Task to complete »
Repeat all the material exactly; pictures stay out of your copy.

Source material »

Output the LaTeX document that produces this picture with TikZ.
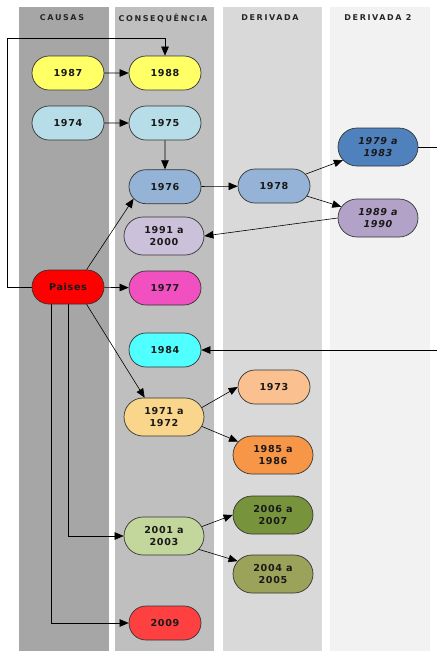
\documentclass[tikz,border=0pt]{standalone}
\usepackage{fontspec}
\setmainfont{DejaVu Sans}
\newfontfamily\cabfont[LetterSpace=20]{DejaVu Sans}
\newfontfamily\anofont[LetterSpace=7]{DejaVu Sans}
\usetikzlibrary{positioning, arrows.meta, shapes.misc}

\definecolor{causas}{HTML}{A6A6A6}
\definecolor{consequencia}{HTML}{BFBFBF}
\definecolor{derivada}{HTML}{D9D9D9}
\definecolor{derivadadois}{HTML}{F2F2F2}
\definecolor{amarelo}{HTML}{FFFF66}
\definecolor{azulclaro}{HTML}{B7DEE8}
\definecolor{azulmedio}{HTML}{95B3D7}
\definecolor{azulforte}{HTML}{4F81BD}
\definecolor{lilas}{HTML}{B3A2C7}
\definecolor{lilasclaro}{HTML}{CCC1DA}
\definecolor{vermelho}{HTML}{FF0000}
\definecolor{rosa}{HTML}{F050C0}
\definecolor{ciano}{HTML}{50FFFF}
\definecolor{laranjaclaro}{HTML}{FAD68C}
\definecolor{pessego}{HTML}{FAC090}
\definecolor{laranja}{HTML}{F79646}
\definecolor{verdeescuro}{HTML}{77933C}
\definecolor{verdeclaro}{HTML}{C3D69B}
\definecolor{oliva}{HTML}{9BA35A}
\definecolor{vermelhoclaro}{HTML}{FF4040}

\newcommand\fonteano{\anofont\bfseries\fontsize{9.6}{12}\selectfont}

\begin{document}
\begin{tikzpicture}[
  x=1pt, y=-1pt,
  coluna/.style={fill=#1},
  cabec/.style={font=\cabfont\bfseries\fontsize{8}{9}\selectfont, text=black!85},
  ano/.style={rounded rectangle, draw=black!80, line width=0.7pt, fill=#1,
              minimum width=76pt, minimum height=34pt, inner sep=2pt,
              align=center, text=black!90, font=\fonteano},
  periodo/.style={ano=#1, minimum width=84pt, minimum height=38pt},
  italico/.style={font=\fonteano\itshape},
  arr/.style={-{Triangle[length=9pt,width=7.5pt]}, line width=0.6pt, color=black},
  lig/.style={line width=0.6pt, color=black},
]
\useasboundingbox (0,0) rectangle (437,651);

% --- Colunas ---
\fill[coluna=causas] (19,7) rectangle (109,651);
\fill[coluna=consequencia] (115,7) rectangle (214,651);
\fill[coluna=derivada] (223,7) rectangle (322,651);
\fill[coluna=derivadadois] (330,7) rectangle (430,651);

\node[cabec] (hcausas) at (62,18) {CAUSAS};
\node[cabec] (hconseq) at (163,18) {CONSEQUÊNCIA};
\node[cabec] (hderiv) at (270,18) {DERIVADA};
\node[cabec] (hderiv2) at (378,18) {DERIVADA 2};

% --- Causas ---
\node[ano=amarelo] (n1987) at (68,73) {1987};
\node[ano=azulclaro] (n1974) at (68,123) {1974};
\node[ano=vermelho] (paises) at (68,287) {Paises};

% --- Consequencia ---
\node[ano=amarelo] (n1988) at (165,73) {1988};
\node[ano=azulclaro] (n1975) at (165,123) {1975};
\node[ano=azulmedio, below=29pt of n1975] (n1976) {1976};
\node[periodo=lilasclaro] (n9100) at (164,236) {1991 a\\2000};
\node[ano=rosa] (n1977) at (165,288) {1977};
\node[ano=ciano] (n1984) at (165,350) {1984};
\node[periodo=laranjaclaro] (n7172) at (164,417) {1971 a\\1972};
\node[periodo=verdeclaro] (n0103) at (164,536) {2001 a\\2003};
\node[ano=vermelhoclaro] (n2009) at (165,623) {2009};

% --- Derivada ---
\node[ano=azulmedio] (n1978) at (274,186) {1978};
\node[ano=pessego] (n1973) at (274,387) {1973};
\node[periodo=laranja] (n8586) at (273,455) {1985 a\\1986};
\node[periodo=verdeescuro] (n0607) at (273,515) {2006 a\\2007};
\node[periodo=oliva] (n0405) at (273,574) {2004 a\\2005};

% --- Derivada 2 ---
\node[periodo=azulforte, italico] (n7983) at (378,147) {1979 a\\1983};
\node[periodo=lilas, italico] (n8990) at (378,218) {1989 a\\1990};

% --- Ligacoes ---
\coordinate (volta) at (7,38);
\coordinate (saida) at (437,147);
\coordinate (entrada) at (437,350);

\draw[arr] (n1987) -- (n1988);
\draw[arr] (n1974) -- (n1975);
\draw[arr] (n1975) -- (n1976);
\draw[arr] (n1976) -- (n1978);
\draw[arr] (n1978) -- (n7983);
\draw[arr] (n1978) -- (n8990);
\draw[arr] (n8990.west) -- (n9100.east);
\draw[lig] (n7983.east) -- (saida);
\draw[arr] (entrada) -- (n1984.east);

\draw[arr] (paises.west) -| (volta) -| (n1988.north);
\draw[arr] (paises.43) -- (n1976.201);
\draw[arr] (paises) -- (n1977);
\draw[arr] (paises.-43) -- (n7172.135);
\draw[arr] (paises.south) |- (n0103.west);
\draw[arr] ([xshift=-17pt]paises.south) |- (n2009.west);

\draw[arr] (n7172.14) -- (n1973.west);
\draw[arr] (n7172.-14) -- (n8586.159);
\draw[arr] (n0103.14) -- (n0607.west);
\draw[arr] (n0103.-21) -- (n0405.160);

\end{tikzpicture}
\end{document}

The completed task »
Output the LaTeX document that produces this picture with TikZ.
\documentclass[tikz,border=0pt]{standalone}
\usepackage{fontspec}
\setmainfont{DejaVu Sans}
\newfontfamily\cabfont[LetterSpace=20]{DejaVu Sans}
\newfontfamily\anofont[LetterSpace=7]{DejaVu Sans}
\usetikzlibrary{positioning, arrows.meta, shapes.misc}

\definecolor{causas}{HTML}{A6A6A6}
\definecolor{consequencia}{HTML}{BFBFBF}
\definecolor{derivada}{HTML}{D9D9D9}
\definecolor{derivadadois}{HTML}{F2F2F2}
\definecolor{amarelo}{HTML}{FFFF66}
\definecolor{azulclaro}{HTML}{B7DEE8}
\definecolor{azulmedio}{HTML}{95B3D7}
\definecolor{azulforte}{HTML}{4F81BD}
\definecolor{lilas}{HTML}{B3A2C7}
\definecolor{lilasclaro}{HTML}{CCC1DA}
\definecolor{vermelho}{HTML}{FF0000}
\definecolor{rosa}{HTML}{F050C0}
\definecolor{ciano}{HTML}{50FFFF}
\definecolor{laranjaclaro}{HTML}{FAD68C}
\definecolor{pessego}{HTML}{FAC090}
\definecolor{laranja}{HTML}{F79646}
\definecolor{verdeescuro}{HTML}{77933C}
\definecolor{verdeclaro}{HTML}{C3D69B}
\definecolor{oliva}{HTML}{9BA35A}
\definecolor{vermelhoclaro}{HTML}{FF4040}

\newcommand\fonteano{\anofont\bfseries\fontsize{9.6}{12}\selectfont}

\begin{document}
\begin{tikzpicture}[
  x=1pt, y=-1pt,
  coluna/.style={fill=#1},
  cabec/.style={font=\cabfont\bfseries\fontsize{8}{9}\selectfont, text=black!85},
  ano/.style={rounded rectangle, draw=black!80, line width=0.7pt, fill=#1,
              minimum width=76pt, minimum height=34pt, inner sep=2pt,
              align=center, text=black!90, font=\fonteano},
  periodo/.style={ano=#1, minimum width=84pt, minimum height=38pt},
  italico/.style={font=\fonteano\itshape},
  arr/.style={-{Triangle[length=9pt,width=7.5pt]}, line width=0.6pt, color=black},
  lig/.style={line width=0.6pt, color=black},
]
\useasboundingbox (0,0) rectangle (437,651);

% --- Colunas ---
\fill[coluna=causas] (19,7) rectangle (109,651);
\fill[coluna=consequencia] (115,7) rectangle (214,651);
\fill[coluna=derivada] (223,7) rectangle (322,651);
\fill[coluna=derivadadois] (330,7) rectangle (430,651);

\node[cabec] (hcausas) at (62,18) {CAUSAS};
\node[cabec] (hconseq) at (163,18) {CONSEQUÊNCIA};
\node[cabec] (hderiv) at (270,18) {DERIVADA};
\node[cabec] (hderiv2) at (378,18) {DERIVADA 2};

% --- Causas ---
\node[ano=amarelo] (n1987) at (68,73) {1987};
\node[ano=azulclaro] (n1974) at (68,123) {1974};
\node[ano=vermelho] (paises) at (68,287) {Paises};

% --- Consequencia ---
\node[ano=amarelo] (n1988) at (165,73) {1988};
\node[ano=azulclaro] (n1975) at (165,123) {1975};
\node[ano=azulmedio, below=29pt of n1975] (n1976) {1976};
\node[periodo=lilasclaro] (n9100) at (164,236) {1991 a\\2000};
\node[ano=rosa] (n1977) at (165,288) {1977};
\node[ano=ciano] (n1984) at (165,350) {1984};
\node[periodo=laranjaclaro] (n7172) at (164,417) {1971 a\\1972};
\node[periodo=verdeclaro] (n0103) at (164,536) {2001 a\\2003};
\node[ano=vermelhoclaro] (n2009) at (165,623) {2009};

% --- Derivada ---
\node[ano=azulmedio] (n1978) at (274,186) {1978};
\node[ano=pessego] (n1973) at (274,387) {1973};
\node[periodo=laranja] (n8586) at (273,455) {1985 a\\1986};
\node[periodo=verdeescuro] (n0607) at (273,515) {2006 a\\2007};
\node[periodo=oliva] (n0405) at (273,574) {2004 a\\2005};

% --- Derivada 2 ---
\node[periodo=azulforte, italico] (n7983) at (378,147) {1979 a\\1983};
\node[periodo=lilas, italico] (n8990) at (378,218) {1989 a\\1990};

% --- Ligacoes ---
\coordinate (volta) at (7,38);
\coordinate (saida) at (437,147);
\coordinate (entrada) at (437,350);

\draw[arr] (n1987) -- (n1988);
\draw[arr] (n1974) -- (n1975);
\draw[arr] (n1975) -- (n1976);
\draw[arr] (n1976) -- (n1978);
\draw[arr] (n1978) -- (n7983);
\draw[arr] (n1978) -- (n8990);
\draw[arr] (n8990.west) -- (n9100.east);
\draw[lig] (n7983.east) -- (saida);
\draw[arr] (entrada) -- (n1984.east);

\draw[arr] (paises.west) -| (volta) -| (n1988.north);
\draw[arr] (paises.43) -- (n1976.201);
\draw[arr] (paises) -- (n1977);
\draw[arr] (paises.-43) -- (n7172.135);
\draw[arr] (paises.south) |- (n0103.west);
\draw[arr] ([xshift=-17pt]paises.south) |- (n2009.west);

\draw[arr] (n7172.14) -- (n1973.west);
\draw[arr] (n7172.-14) -- (n8586.159);
\draw[arr] (n0103.14) -- (n0607.west);
\draw[arr] (n0103.-21) -- (n0405.160);

\end{tikzpicture}
\end{document}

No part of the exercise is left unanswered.